Digital 395 will lay the middle mile “pipe” or fiber. It will then be up to service providers like Schat.net and Inyo Networks to provide the last mile service.
“It’s cool to get faster internet, but is it cool to get it by robbing me?” Schat asked, representing some local fear that Inyo Networks will present unfair competition among service providers. “We’ve built up the area as best as we could and now we’re going to get wiped out,” Schat said, referring to the 16 years that Schat.net has been servicing the community.

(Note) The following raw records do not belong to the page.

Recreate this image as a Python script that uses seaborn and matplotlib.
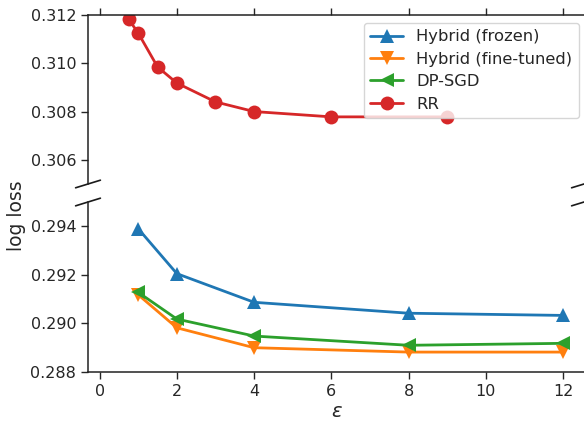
import numpy as np
import pandas as pd
import matplotlib
matplotlib.use("Agg")
import matplotlib.pyplot as plt
import seaborn as sns

sns.set_theme(style="ticks")
plt.rcParams["font.family"] = ["DejaVu Sans"]

# Privacy budgets and log-loss values per method
eps_hybrid = [1, 2, 4, 8, 12]
hybrid_frozen = [0.29390, 0.29205, 0.29087, 0.29042, 0.29033]
hybrid_finetuned = [0.29118, 0.28982, 0.28900, 0.28882, 0.28882]
dp_sgd = [0.29128, 0.29018, 0.28948, 0.28910, 0.28918]
eps_rr = [0.75, 1, 1.5, 2, 3, 4, 6, 9]
rr = [0.31183, 0.31125, 0.30985, 0.30918, 0.30840, 0.30800, 0.30778, 0.30778]

x_ticks = [0, 2, 4, 6, 8, 10, 12]
top_yticks = [0.306, 0.308, 0.310, 0.312]
bottom_yticks = [0.288, 0.290, 0.292, 0.294]

series = [
    ("Hybrid (frozen)", eps_hybrid, hybrid_frozen, "#1f77b4", "^"),
    ("Hybrid (fine-tuned)", eps_hybrid, hybrid_finetuned, "#ff7f0e", "v"),
    ("DP-SGD", eps_hybrid, dp_sgd, "#2ca02c", "<"),
    ("RR", eps_rr, rr, "#d62728", "o"),
]

fig = plt.figure(figsize=(5.84, 4.22), dpi=100)
ax_top = fig.add_axes([0.1507, 0.5640, 0.8493, 0.4005])
ax_bot = fig.add_axes([0.1507, 0.1185, 0.8493, 0.4028])

for ax in (ax_top, ax_bot):
    for name, xs, ys, color, marker in series:
        df = pd.DataFrame({"eps": xs, "loss": ys})
        sns.lineplot(data=df, x="eps", y="loss", ax=ax, color=color,
                     marker=marker, markersize=10, markeredgewidth=0,
                     linewidth=2, label=name, legend=False)
    ax.set_xlim(-0.3, 12.54)
    ax.set_xticks(x_ticks)
    ax.set_xlabel("")
    ax.set_ylabel("")
    ax.tick_params(labelsize=11.5, length=5, width=1)
    for s in ax.spines.values():
        s.set_linewidth(1.1)
        s.set_color("#222222")

ax_top.set_ylim(0.305, 0.312)
ax_top.set_yticks(top_yticks)
ax_top.set_yticklabels([f"{v:.3f}" for v in top_yticks])
ax_top.spines["bottom"].set_visible(False)
ax_top.spines["right"].set_visible(False)
ax_top.xaxis.tick_top()
ax_top.tick_params(axis="x", labeltop=False)

ax_bot.set_ylim(0.288, 0.295)
ax_bot.set_yticks(bottom_yticks)
ax_bot.set_yticklabels([f"{v:.3f}" for v in bottom_yticks])
ax_bot.spines["top"].set_visible(False)
ax_bot.spines["right"].set_visible(False)
ax_bot.set_xticklabels([str(v) for v in x_ticks])

# Diagonal break marks between the two panels
d = 0.025
kw = dict(color="k", clip_on=False, linewidth=1.2)
ax_top.plot((-d, d), (-d * 0.9, d * 0.9), transform=ax_top.transAxes, **kw)
ax_top.plot((1 - d, 1 + d), (-d * 0.9, d * 0.9), transform=ax_top.transAxes, **kw)
ax_bot.plot((-d, d), (1 - d * 0.9, 1 + d * 0.9), transform=ax_bot.transAxes, **kw)
ax_bot.plot((1 - d, 1 + d), (1 - d * 0.9, 1 + d * 0.9), transform=ax_bot.transAxes, **kw)

ax_top.legend(loc="upper right", bbox_to_anchor=(0.99, 0.953), borderaxespad=0,
              fontsize=11.8, framealpha=0.8, handlelength=2.0, borderpad=0.4,
              labelspacing=0.45, handletextpad=0.8)

fig.text(0.028, 0.49, "log loss", rotation=90, ha="center", va="center", fontsize=13.5)
fig.text(0.577, 0.003, r"$\varepsilon$", ha="center", va="bottom", fontsize=14)

fig.savefig("out.png", dpi=100)
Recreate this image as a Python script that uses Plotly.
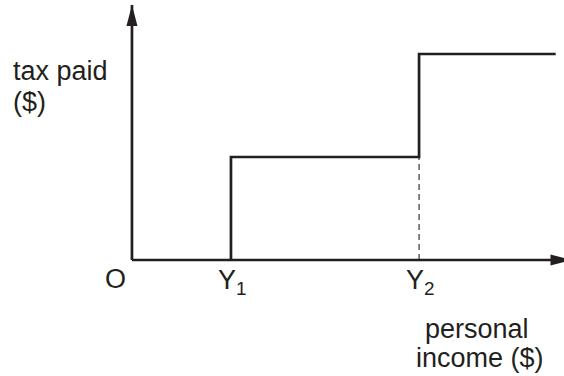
import plotly.graph_objects as go

# step tax schedule, in arbitrary income / tax units
income_thresholds = [10, 29]          # Y1, Y2
income_labels = ["Y<sub>1</sub>", "Y<sub>2</sub>"]
income_end = 42.8                     # where the top step stops
tax_levels = [1, 2]                   # tax paid on each step

x_axis_end = 44.4
y_axis_end = 2.476

INK = "#231f20"
FONT = "Liberation Sans, Arial, sans-serif"
W, H = 564, 376


def py(p):
    # pixel row -> paper y
    return 1 - p / H


def px(p):
    return p / W


fig = go.Figure()

# axes
fig.add_trace(go.Scatter(x=[0, x_axis_end], y=[0, 0], mode="lines",
                         line=dict(color=INK, width=2.7), hoverinfo="skip"))
fig.add_trace(go.Scatter(x=[0, 0], y=[0, y_axis_end], mode="lines",
                         line=dict(color=INK, width=2.7), hoverinfo="skip"))

# dashed drop line from the second threshold
fig.add_trace(go.Scatter(x=[income_thresholds[1]] * 2, y=[0, tax_levels[0]],
                         mode="lines", line=dict(color=INK, width=1.1, dash="6px,4px"),
                         hoverinfo="skip"))

# the step function itself
fig.add_trace(go.Scatter(
    x=[income_thresholds[0], income_thresholds[0], income_thresholds[1], income_end],
    y=[0, tax_levels[0], tax_levels[1], tax_levels[1]],
    mode="lines", line=dict(color=INK, width=2.7, shape="hv"), hoverinfo="skip"))

# arrowheads
fig.add_shape(type="path", xref="x", yref="y", xsizemode="pixel", ysizemode="pixel",
              xanchor=0, yanchor=y_axis_end, path="M0,0 L-5.5,-21 L5.5,-21 Z",
              fillcolor=INK, line=dict(width=0), layer="above")
fig.add_shape(type="path", xref="x", yref="y", xsizemode="pixel", ysizemode="pixel",
              xanchor=x_axis_end, yanchor=0, path="M0,0 L-21,5.5 L-21,-5.5 Z",
              fillcolor=INK, line=dict(width=0), layer="above")

txt = dict(family=FONT, size=27, color=INK)


def label(text, x, y, xanchor="left", xref="paper", xshift=0):
    fig.add_annotation(text=text, x=x, y=y, xref=xref, yref="paper",
                       xanchor=xanchor, yanchor="top", showarrow=False,
                       font=txt, borderpad=0, xshift=xshift)


label("tax paid", px(12), py(55))
label("($)", px(12), py(86))
label("O", px(115.5), py(262.5), xanchor="center")
for xv, lab in zip(income_thresholds, income_labels):
    label(lab, xv, py(263.5), xref="x", xshift=-14)
label("personal", px(477), py(312.5), xanchor="center")
label("income ($)", px(480), py(341.5), xanchor="center")

fig.update_layout(
    width=W, height=H,
    margin=dict(l=0, r=0, t=0, b=0),
    paper_bgcolor="white", plot_bgcolor="white",
    showlegend=False,
    xaxis=dict(range=[-13.33, 43.64], visible=False, fixedrange=True),
    yaxis=dict(range=[-1.126, 2.524], visible=False, fixedrange=True),
)

# the page body has an 8px margin by default; drop it so the figure fills the window
fig.write_html("out.html", config={"displayModeBar": False},
               post_script="document.body.style.margin='0';document.body.style.overflow='hidden';")
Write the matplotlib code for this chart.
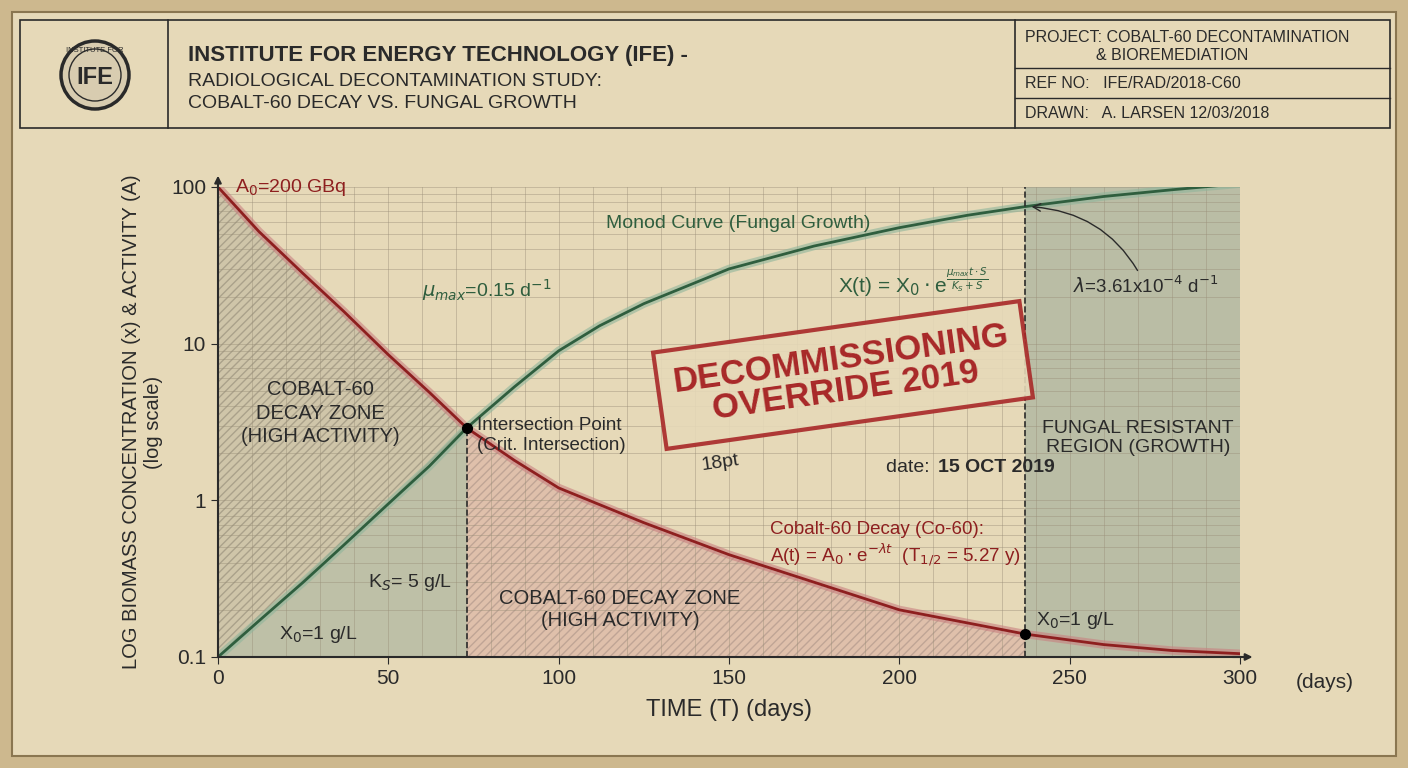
import numpy as np
import matplotlib.pyplot as plt
from matplotlib.patches import Rectangle, Ellipse

plt.rcParams["font.family"] = ["Liberation Sans", "DejaVu Sans"]
plt.rcParams["mathtext.fontset"] = "dejavusans"

t_red = [0, 12, 25, 37, 50, 62, 73, 87, 100, 125, 150, 175, 200, 220, 237, 260, 280, 300]
a_red = [100, 52, 28, 16, 8.5, 4.9, 2.9, 1.8, 1.2, 0.72, 0.45, 0.3, 0.2, 0.165, 0.14,
         0.12, 0.11, 0.105]
t_grn = [0, 12, 25, 37, 50, 62, 73, 87, 100, 112, 125, 150, 175, 200, 220, 237, 260, 280, 300]
x_grn = [0.1, 0.17, 0.3, 0.52, 0.95, 1.65, 2.9, 5.3, 9, 13, 18, 30, 42, 55, 66, 75, 87, 96, 105]
t_cross, y_cross = 73, 2.9
t_x0, y_x0 = 237, 0.14
xticks = [0, 50, 100, 150, 200, 250, 300]
yticks = [0.1, 1, 10, 100]
yticklabels = ["0.1", "1", "10", "100"]

W, H = 1408, 768
paper = "#e6d9b8"
ink = "#2a2a2a"
red = "#8e1f1f"
green = "#2f5e3e"

fig = plt.figure(figsize=(W / 100, H / 100), dpi=100)
fig.patch.set_facecolor("#cdb88e")
fig.add_artist(Rectangle((12 / W, 12 / H), 1 - 24 / W, 1 - 24 / H, zorder=-5,
                         transform=fig.transFigure, fc=paper, ec="#8a7650", lw=1.5))


def fx(px):
    return px / W


def fy(py):
    return 1 - py / H


# title block
fig.add_artist(Rectangle((fx(20), fy(128)), fx(1370), 108 / H, transform=fig.transFigure,
                         fill=False, ec=ink, lw=1.2))
for x in (168, 1015):
    fig.add_artist(plt.Line2D([fx(x), fx(x)], [fy(20), fy(128)], color=ink, lw=1.2))
for y in (68, 98):
    fig.add_artist(plt.Line2D([fx(1015), fx(1390)], [fy(y), fy(y)], color=ink, lw=1))
fig.add_artist(Ellipse((fx(95), fy(75)), 68 / W, 68 / H, transform=fig.transFigure,
                       fc="#d8ccb0", ec=ink, lw=2.5))
fig.add_artist(Ellipse((fx(95), fy(75)), 52 / W, 52 / H, transform=fig.transFigure,
                       fc="none", ec=ink, lw=1))
fig.text(fx(95), fy(77), "IFE", ha="center", va="center", fontsize=17, weight="bold", color=ink)
fig.text(fx(95), fy(50), "INSTITUTE FOR", ha="center", va="center", fontsize=5.5, color=ink)
fig.text(fx(188), fy(55), "INSTITUTE FOR ENERGY TECHNOLOGY (IFE) -", fontsize=16,
         weight="bold", color=ink, va="center")
fig.text(fx(188), fy(81), "RADIOLOGICAL DECONTAMINATION STUDY:", fontsize=14, color=ink, va="center")
fig.text(fx(188), fy(103), "COBALT-60 DECAY VS. FUNGAL GROWTH", fontsize=14, color=ink, va="center")
fig.text(fx(1025), fy(38), "PROJECT: COBALT-60 DECONTAMINATION", fontsize=11.5, color=ink, va="center")
fig.text(fx(1096), fy(56), "& BIOREMEDIATION", fontsize=11.5, color=ink, va="center")
fig.text(fx(1025), fy(84), "REF NO:   IFE/RAD/2018-C60", fontsize=11.5, color=ink, va="center")
fig.text(fx(1025), fy(114), "DRAWN:   A. LARSEN 12/03/2018", fontsize=11.5, color=ink, va="center")

ax = fig.add_axes([fx(218), fy(657), fx(1240 - 218), (657 - 187) / H])
ax.set_facecolor("none")
ax.set_yscale("log")
ax.set_xlim(0, 300)
ax.set_ylim(0.1, 100)
ax.set_xticks(xticks)
ax.set_yticks(yticks)
ax.set_yticklabels(yticklabels)
ax.set_xticks(np.arange(0, 301, 10), minor=True)
ax.grid(True, which="both", color="#9a8f78", lw=0.5, alpha=0.6)
for s in ("top", "right"):
    ax.spines[s].set_visible(False)
for s in ("left", "bottom"):
    ax.spines[s].set_color(ink)
    ax.spines[s].set_linewidth(1.5)
ax.tick_params(labelsize=15, colors=ink, length=5)
ax.tick_params(which="minor", length=0)
ax.annotate("", xy=(1.015, 0), xytext=(0.99, 0), xycoords="axes fraction",
            arrowprops=dict(arrowstyle="-|>", color=ink, lw=1.5), annotation_clip=False)
ax.annotate("", xy=(0, 1.03), xytext=(0, 0.99), xycoords="axes fraction",
            arrowprops=dict(arrowstyle="-|>", color=ink, lw=1.5), annotation_clip=False)

m1 = np.array(t_red) <= t_cross
m2 = (np.array(t_red) >= t_cross) & (np.array(t_red) <= t_x0)
tr, ar, xg = np.array(t_red), np.array(a_red), np.array(x_grn)[[t in t_red for t in t_grn]]
ax.fill_between(tr[m1], xg[m1], ar[m1], color="#b3ad98", alpha=0.45,
                hatch="////", edgecolor="#7d7766", lw=0)
ax.fill_between(tr[m1], 0.1, xg[m1], color="#8fa393", alpha=0.45, lw=0)
ax.fill_between(tr[m2], 0.1, ar[m2], color="#d9a9a0", alpha=0.5,
                hatch="////", edgecolor="#a08a80", lw=0)
ax.axvspan(t_x0, 300, color="#8fa393", alpha=0.5, lw=0)
ax.plot(t_red, a_red, color="#c98080", lw=6, alpha=0.6)
ax.plot(t_red, a_red, color=red, lw=2)
ax.plot(t_grn, x_grn, color="#8fb59b", lw=6, alpha=0.6)
ax.plot(t_grn, x_grn, color=green, lw=2)
ax.plot([t_cross, t_cross], [0.1, y_cross], ls="--", color=ink, lw=1.2)
ax.plot([t_x0, t_x0], [0.1, 100], ls="--", color=ink, lw=1.2)
ax.plot([t_cross, t_x0], [y_cross, y_x0], "o", color="black", ms=7, ls="none")

ax.set_xlabel("TIME (T) (days)", fontsize=17, color=ink, labelpad=8)
ax.set_ylabel("LOG BIOMASS CONCENTRATION (x) & ACTIVITY (A)\n(log scale)",
              fontsize=14.5, color=ink, labelpad=6)
fig.text(fx(1325), fy(683), "(days)", fontsize=15, color=ink, ha="center", va="center")

ax.text(5, 100, r"A$_0$=200 GBq", color=red, fontsize=14, va="center")
ax.text(114, 55, "Monod Curve (Fungal Growth)", color=green, fontsize=14)
ax.text(60, 20, r"$\mu_{max}$=0.15 d$^{-1}$", color=green, fontsize=14)
ax.text(182, 21, r"X(t) = X$_0\cdot$e$^{\frac{\mu_{max} t\cdot S}{K_S+S}}$", color=green, fontsize=15)
ax.annotate(r"$\lambda$=3.61x10$^{-4}$ d$^{-1}$", xy=(238, 75), xytext=(251, 21),
            fontsize=13.5, color=ink, arrowprops=dict(arrowstyle="->", color=ink,
                                                      connectionstyle="arc3,rad=0.3"))
ax.text(30, 3.6, "COBALT-60\nDECAY ZONE\n(HIGH ACTIVITY)", ha="center", va="center",
        fontsize=14.5, color=ink, linespacing=1.3)
ax.text(76, 2.6, "Intersection Point\n(Crit. Intersection)", fontsize=13.5, color=ink,
        va="center", zorder=5)
ax.text(118, 0.2, "COBALT-60 DECAY ZONE\n(HIGH ACTIVITY)", ha="center", va="center",
        fontsize=14.5, color=ink)
ax.text(162, 0.52, "Cobalt-60 Decay (Co-60):\n" +
        r"A(t) = A$_0\cdot$e$^{-\lambda t}$  (T$_{1/2}$ = 5.27 y)",
        fontsize=13.5, color=red, va="center")
ax.text(270, 2.5, "FUNGAL RESISTANT\nREGION (GROWTH)", ha="center", va="center",
        fontsize=14, color=ink)
ax.text(44, 0.28, r"K$_S$= 5 g/L", fontsize=14, color=ink)
ax.text(18, 0.13, r"X$_0$=1 g/L", fontsize=14, color=ink)
ax.text(240, 0.16, r"X$_0$=1 g/L", fontsize=14, color=ink)

fig.text(fx(843), fy(375), "DECOMMISSIONING\nOVERRIDE 2019", rotation=8, ha="center",
         va="center", fontsize=25, weight="bold", color="#a82828", linespacing=1.0,
         bbox=dict(boxstyle="square,pad=0.45", fc="#e6d9b8", alpha=0.9, ec="#a82828", lw=3))
fig.text(fx(700), fy(470), "18pt", rotation=8, fontsize=14, color=ink)
fig.text(fx(935), fy(467), "date: ", fontsize=14, color=ink, va="center", ha="right")
fig.text(fx(938), fy(467), "15 OCT 2019", fontsize=14, weight="bold", color=ink, va="center")

fig.savefig("out.png", dpi=100, facecolor=fig.get_facecolor())
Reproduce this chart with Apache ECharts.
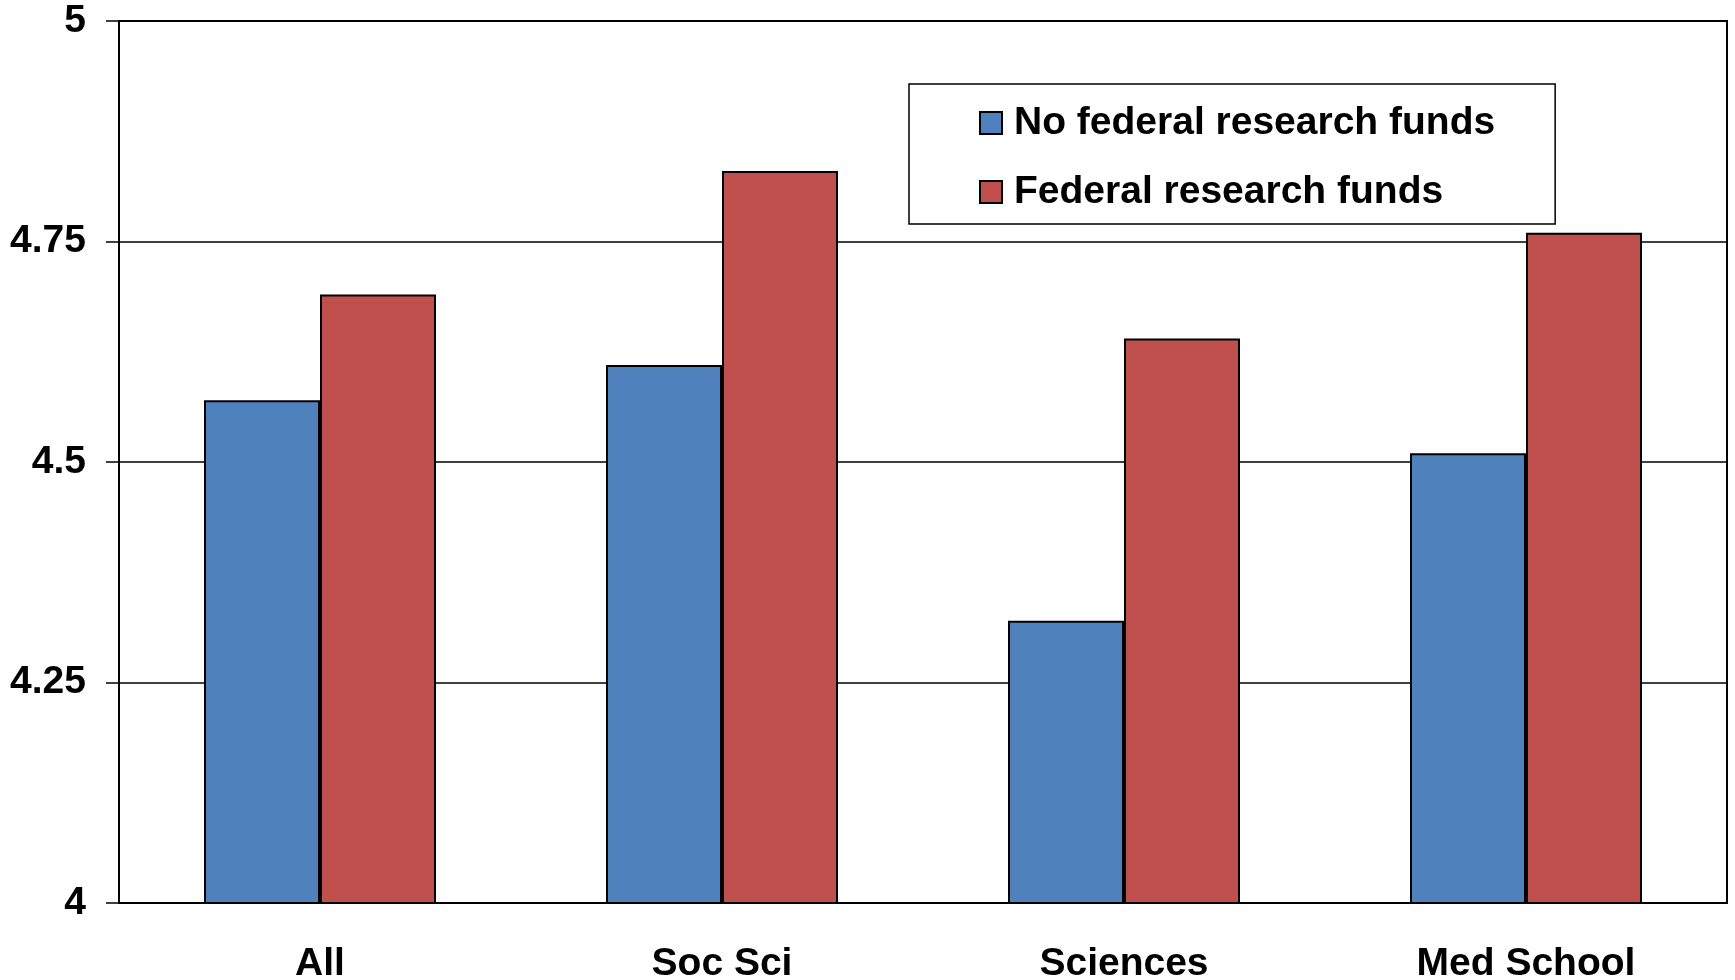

Schat is under the impression that Inyo Networks received a $20 million grant that it will be able to use to offset the costs it will incur to hook into Digital 395. By using grant money, Inyo Networks would not have to be concerned with recouping these start-up fees and would be able to offer lower rates to customers than the other providers who would be paying for their connections out of their own pockets and would therefore need to recoup their fees and would not be able to lower their rates.
Ort said Schat’s fears are unfounded.
In regard to the $20 million grant award, Ort said the confusion was coming from the fact that there were two grants floating around with Inyo Networks’ name on them.
“The first grant was the Digital 395 grant,” Ort said. Knowing that the entire project would cost approximately $101 million, and that ARRA grants require matching funding, the proponents of the Digital 395 project went first to the California Public Utilities Commission (CPUC) and its California Advanced Services Fund, or CASF, grants to try to secure funding that would be brought to the table as the match when the project approached the feds.
“CASF requires a certificated company to apply for the match,” Ort explained. “The CBC had not been formed yet, so Inyo Networks acted as the certificated company,” which is why Inyo Networks’ name is on the request to CASF for just under $20 million ($19,294, 717).
CASF awarded the match, but it was contingent upon Digital 395 getting funded the remainder of the money by ARRA and the Broadband Technology Opportunities Program. That award, approximately $81 million, came in round two of the funding awards, which was announced in August of this year. These two grants, plus the 1 percent that the applicant provided, made up the $101 million needed for the Digital 395 project.
“Zero dollars are going to Inyo Networks from these grants,” Ort said.
The second grant from CASF with Inyo Networks’ name on it was one that the company had indeed applied for to go forward with projects of its own.
“If I remember correctly it was about $1.7 million that we applied for from the state,” Ort recalled (according to the resolution that The Sheet found on the CPUC’s website it was actually a bit more than $2.2 million). The CASF grant was approved with Resolution T-17229, but again, it was contingent on receiving funding from federal grants.
“We decided not to pursue the grant on the federal side because we thought it would be too confusing to people,” Ort said. Therefore, a second resolution, T-17272, was approved by the CPUC which rescinded the original resolution, effectively taking the money back since matching funding was not pursued.
“Digital 395 was not funded in the first round of [federal] awards,” Ort explained. “So we had to make a decision and we decided that Digital 395 was the most important thing, which is why we decided not to pursue the Inyo Networks’ projects. We left the money on the table in order to get Digital 395 over the hump.”
Inyo Networks had hoped to deploy broadband technologies to underserved communities in the Eastern Sierra.
“We weren’t going to do anything in Mammoth and Bishop because those areas were already being served,” Ort said. “We used maps that were provided by the CPUC and local providers such as Schat.net to find the underserved areas where bandwidth was not fast enough and we had wanted to provide last mile connections to these areas using WiMax, which is like WiFi but with bigger bandwidth.”
The plans, as mentioned, were ultimately scrapped in favor of solely pursuing the Digital 395 project, but Ort claimed the threat of new competition pushed some local providers like Lone Pine Television to improve the speed of their network.
“Having the possibility of another provider brought the price down and improved service,” Ort claimed.
Lastly, Ort responded to Schat’s critique that Verizon already has a cable running up and down the 395, so the Digital 395 project is a redundant effort.
“They [Verizon] do not have fibers running end-to-end, and they are 20 years old.”
“The Digital 395 funding is a great opportunity that will never come again,” Ort concluded. “The providers should move forward positively with this gift and make something happen with it. I challenge them to take the benefits and pass them on.”